» **WHAT NEEDS TO BE DONE**: Which lines include the word "matplotlib"? Copy each of them.

» **RECORDED DATA**:
◇ ◇ ◇ ◇ ◇

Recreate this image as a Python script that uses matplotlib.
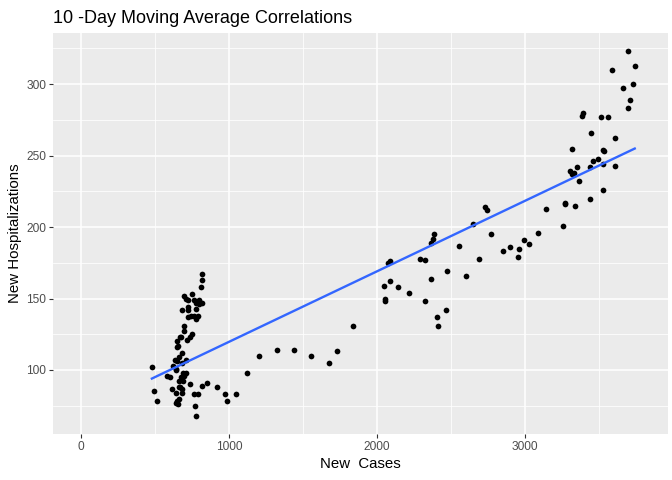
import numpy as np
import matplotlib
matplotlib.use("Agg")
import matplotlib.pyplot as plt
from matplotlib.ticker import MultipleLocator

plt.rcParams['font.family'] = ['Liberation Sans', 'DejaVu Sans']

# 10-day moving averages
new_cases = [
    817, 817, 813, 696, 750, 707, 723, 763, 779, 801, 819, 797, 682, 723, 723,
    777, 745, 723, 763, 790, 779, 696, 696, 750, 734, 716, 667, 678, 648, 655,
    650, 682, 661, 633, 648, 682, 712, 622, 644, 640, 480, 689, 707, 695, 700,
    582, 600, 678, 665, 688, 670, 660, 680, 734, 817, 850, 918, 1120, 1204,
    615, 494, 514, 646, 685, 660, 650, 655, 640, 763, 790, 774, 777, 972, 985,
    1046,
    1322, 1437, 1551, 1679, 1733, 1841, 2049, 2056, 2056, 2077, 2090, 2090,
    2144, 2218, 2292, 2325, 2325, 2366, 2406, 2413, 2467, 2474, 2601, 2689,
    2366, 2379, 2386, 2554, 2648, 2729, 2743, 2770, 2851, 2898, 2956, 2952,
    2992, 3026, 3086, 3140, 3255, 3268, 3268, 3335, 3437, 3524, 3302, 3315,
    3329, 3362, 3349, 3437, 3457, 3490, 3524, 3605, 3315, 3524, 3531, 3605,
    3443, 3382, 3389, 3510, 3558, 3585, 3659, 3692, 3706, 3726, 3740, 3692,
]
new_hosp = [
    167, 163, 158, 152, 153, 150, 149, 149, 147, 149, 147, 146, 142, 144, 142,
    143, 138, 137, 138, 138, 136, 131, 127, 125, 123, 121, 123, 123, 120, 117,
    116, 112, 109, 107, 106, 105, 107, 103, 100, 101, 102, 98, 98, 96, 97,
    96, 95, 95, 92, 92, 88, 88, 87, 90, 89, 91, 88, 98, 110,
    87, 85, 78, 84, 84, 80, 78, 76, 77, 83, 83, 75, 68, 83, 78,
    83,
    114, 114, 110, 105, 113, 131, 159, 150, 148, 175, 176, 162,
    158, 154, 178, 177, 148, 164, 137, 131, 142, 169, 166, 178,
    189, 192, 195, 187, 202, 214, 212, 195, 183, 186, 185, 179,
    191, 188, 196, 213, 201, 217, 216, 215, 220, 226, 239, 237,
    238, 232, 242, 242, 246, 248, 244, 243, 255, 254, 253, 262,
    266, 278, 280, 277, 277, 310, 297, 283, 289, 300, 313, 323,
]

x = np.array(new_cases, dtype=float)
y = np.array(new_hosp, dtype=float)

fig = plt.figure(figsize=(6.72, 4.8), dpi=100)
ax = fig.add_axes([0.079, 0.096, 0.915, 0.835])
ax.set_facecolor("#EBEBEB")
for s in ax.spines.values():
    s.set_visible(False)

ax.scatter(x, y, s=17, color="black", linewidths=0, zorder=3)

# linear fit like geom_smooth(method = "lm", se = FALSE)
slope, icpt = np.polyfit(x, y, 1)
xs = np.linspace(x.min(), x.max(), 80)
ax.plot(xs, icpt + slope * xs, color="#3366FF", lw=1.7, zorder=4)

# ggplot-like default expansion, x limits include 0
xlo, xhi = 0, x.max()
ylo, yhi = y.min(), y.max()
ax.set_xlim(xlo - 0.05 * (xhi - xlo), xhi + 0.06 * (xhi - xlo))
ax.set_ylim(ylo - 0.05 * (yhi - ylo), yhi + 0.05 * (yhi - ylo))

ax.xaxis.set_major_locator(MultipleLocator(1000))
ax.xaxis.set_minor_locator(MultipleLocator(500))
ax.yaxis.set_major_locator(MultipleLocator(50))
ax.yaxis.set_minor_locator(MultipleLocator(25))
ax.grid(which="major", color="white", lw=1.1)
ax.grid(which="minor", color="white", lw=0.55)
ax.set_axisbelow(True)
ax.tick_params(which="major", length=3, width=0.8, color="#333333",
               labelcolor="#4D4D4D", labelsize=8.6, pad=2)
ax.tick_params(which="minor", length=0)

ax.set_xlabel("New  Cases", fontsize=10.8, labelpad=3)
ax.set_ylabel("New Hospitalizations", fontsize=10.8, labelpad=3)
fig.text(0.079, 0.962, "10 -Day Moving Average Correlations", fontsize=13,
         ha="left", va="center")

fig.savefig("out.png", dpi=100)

◇ ◇ ◇ ◇ ◇

» **ANSWER TO THIS TASK**:
Recreate this image as a Python script that uses matplotlib.
import matplotlib
matplotlib.use("Agg")
import matplotlib.pyplot as plt
from matplotlib.ticker import MultipleLocator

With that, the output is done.